PROVIDED DATA -
## BEGIN

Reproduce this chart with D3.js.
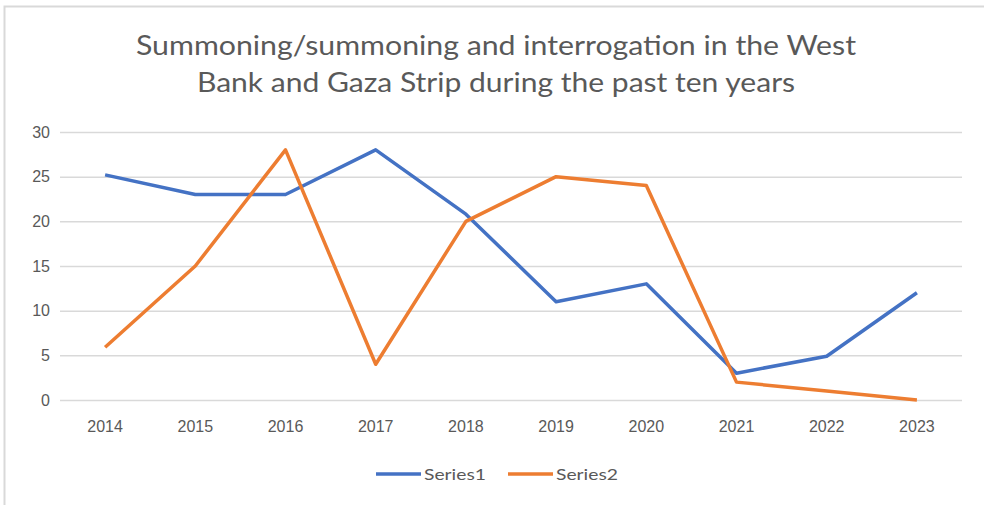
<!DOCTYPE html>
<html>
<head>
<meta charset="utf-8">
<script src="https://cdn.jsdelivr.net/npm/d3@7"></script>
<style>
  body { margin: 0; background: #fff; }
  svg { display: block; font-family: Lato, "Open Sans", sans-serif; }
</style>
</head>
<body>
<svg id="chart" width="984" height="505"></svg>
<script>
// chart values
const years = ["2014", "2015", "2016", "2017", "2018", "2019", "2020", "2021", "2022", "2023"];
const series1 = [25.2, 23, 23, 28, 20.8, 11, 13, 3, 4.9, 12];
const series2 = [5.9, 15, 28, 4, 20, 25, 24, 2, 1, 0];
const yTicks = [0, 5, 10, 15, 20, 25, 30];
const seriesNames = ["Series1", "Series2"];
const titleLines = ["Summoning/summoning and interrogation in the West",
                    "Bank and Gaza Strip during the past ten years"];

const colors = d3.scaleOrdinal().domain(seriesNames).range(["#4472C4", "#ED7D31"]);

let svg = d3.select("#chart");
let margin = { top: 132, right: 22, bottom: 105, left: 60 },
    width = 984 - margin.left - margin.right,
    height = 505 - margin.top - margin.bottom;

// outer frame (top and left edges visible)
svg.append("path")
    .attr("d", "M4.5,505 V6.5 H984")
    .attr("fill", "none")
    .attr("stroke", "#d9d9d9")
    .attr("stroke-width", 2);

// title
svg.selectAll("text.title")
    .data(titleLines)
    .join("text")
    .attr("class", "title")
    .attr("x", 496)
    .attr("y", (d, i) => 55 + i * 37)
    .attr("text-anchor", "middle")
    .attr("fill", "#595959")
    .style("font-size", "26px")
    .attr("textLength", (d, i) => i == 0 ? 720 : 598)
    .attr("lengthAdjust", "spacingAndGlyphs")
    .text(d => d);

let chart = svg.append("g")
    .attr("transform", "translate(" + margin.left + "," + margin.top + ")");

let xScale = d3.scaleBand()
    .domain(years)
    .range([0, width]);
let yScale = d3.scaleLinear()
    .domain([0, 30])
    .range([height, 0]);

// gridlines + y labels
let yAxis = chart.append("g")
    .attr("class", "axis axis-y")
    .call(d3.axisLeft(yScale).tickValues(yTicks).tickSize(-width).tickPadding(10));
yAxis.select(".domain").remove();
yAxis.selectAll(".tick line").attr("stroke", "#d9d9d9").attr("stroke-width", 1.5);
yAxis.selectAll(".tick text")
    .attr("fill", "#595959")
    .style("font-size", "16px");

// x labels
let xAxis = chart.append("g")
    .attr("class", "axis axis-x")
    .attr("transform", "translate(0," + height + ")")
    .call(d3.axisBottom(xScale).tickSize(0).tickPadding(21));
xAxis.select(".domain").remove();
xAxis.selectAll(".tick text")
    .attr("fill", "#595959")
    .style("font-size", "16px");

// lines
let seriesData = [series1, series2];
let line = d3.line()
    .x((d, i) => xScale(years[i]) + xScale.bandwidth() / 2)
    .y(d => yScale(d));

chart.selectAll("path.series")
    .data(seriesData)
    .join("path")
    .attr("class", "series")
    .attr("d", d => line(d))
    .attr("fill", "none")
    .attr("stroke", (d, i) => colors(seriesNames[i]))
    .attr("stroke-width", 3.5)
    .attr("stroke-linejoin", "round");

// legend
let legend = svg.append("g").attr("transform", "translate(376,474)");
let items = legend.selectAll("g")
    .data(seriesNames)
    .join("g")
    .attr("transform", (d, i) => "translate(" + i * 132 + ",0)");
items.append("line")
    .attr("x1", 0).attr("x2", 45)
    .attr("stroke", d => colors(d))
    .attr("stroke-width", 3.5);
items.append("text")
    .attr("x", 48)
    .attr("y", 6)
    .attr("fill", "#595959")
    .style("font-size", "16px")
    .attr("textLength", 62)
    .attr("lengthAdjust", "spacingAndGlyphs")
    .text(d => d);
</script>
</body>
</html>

## END

Could the lines from the top of the material through the line with "and Gaza Strip" be repeated exactly, pictures left out?

TASK SOLUTION -
Reproduce this chart with D3.js.
<!DOCTYPE html>
<html>
<head>
<meta charset="utf-8">
<script src="https://cdn.jsdelivr.net/npm/d3@7"></script>
<style>
  body { margin: 0; background: #fff; }
  svg { display: block; font-family: Lato, "Open Sans", sans-serif; }
</style>
</head>
<body>
<svg id="chart" width="984" height="505"></svg>
<script>
// chart values
const years = ["2014", "2015", "2016", "2017", "2018", "2019", "2020", "2021", "2022", "2023"];
const series1 = [25.2, 23, 23, 28, 20.8, 11, 13, 3, 4.9, 12];
const series2 = [5.9, 15, 28, 4, 20, 25, 24, 2, 1, 0];
const yTicks = [0, 5, 10, 15, 20, 25, 30];
const seriesNames = ["Series1", "Series2"];
const titleLines = ["Summoning/summoning and interrogation in the West",
                    "Bank and Gaza Strip during the past ten years"];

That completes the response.